Literary reviews by Tim Love.
Warning: Rather than reviews, these are often notes in preparation for reviews that were never finished, or pleas for help with understanding pieces. See Litref Reviews - a rationale for details.

Wednesday 25 July 2012

"Bugs" by Antony Dunn (Carcanet, 2009)

This is another book that I'm having trouble with, though you'll find the poet and his poems praised elsewhere. Bugs appear in many guises - Dante's "wasps and hornets" (in "Pope Boniface's Address" comprising an octet, sestet and rhyming couple); bats "cleansing the air, yard by yard,/ of blips on their radar" (p.56). The shortest poem's 2 lines long (I don't understand why anyone would write "Please" let alone put it in a book); the longest nearly 2 pages long. Some are in loosely rhymed couplets (I rather like "Limequat" - 8 couplets with line-endings "jars/glass", "light/wife", "knots/that", "how/greenfly", etc.). "Antimony Cup" is a sonnet, but a spacious one. It was commissioned and it shows (though "Platform Announcements" was commissioned too and I liked that).

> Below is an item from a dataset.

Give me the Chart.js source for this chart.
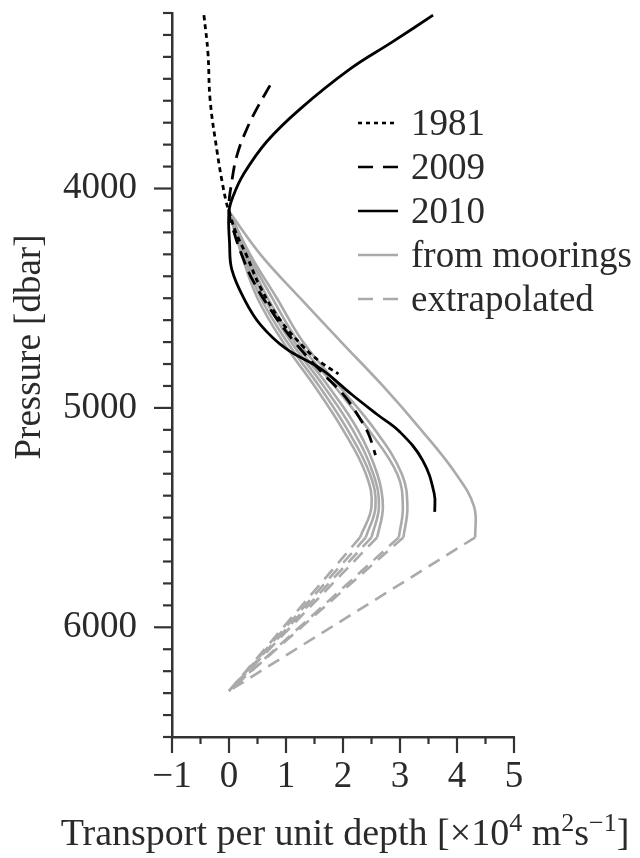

At times I wondered whether the mention of bugs was what justified a "so what" poem's inclusion. "Connecticut Bees"? "Lepidopterist" begins "He'd like to unfold her from that lab coat/ and see what kind of creature she'd become" and ends "He'd like to say something/ that she's understand, but can't pin it down" which all sounds to literal too me. "June the Fourth", set in Beijing, has a section called "Cricket" that's lost on me beyond its literal mention, and ends with "Now the heat has brought the June-bugs out/ ... the Square/ is so alive with them/ look what you can crush just by falling to your knees", which I get.

I like the idea of "Alarms" - how a minor traffic bump set off a chain of alarms until families sheltered in cellars, "praying to outlive the lives/ of batteries", ending with "how our globe must look from space - / bright as a panic button/ in the deafening distance". 49 lines though. On the back cover it says "The stories in Antony Dunn's third collection …" and this is one of the pieces that could have been a Flash story.

I liked "Nematode Worms" though the idea comes from a quote in the preface. The final poem, Ω, is an acrostic - Amen.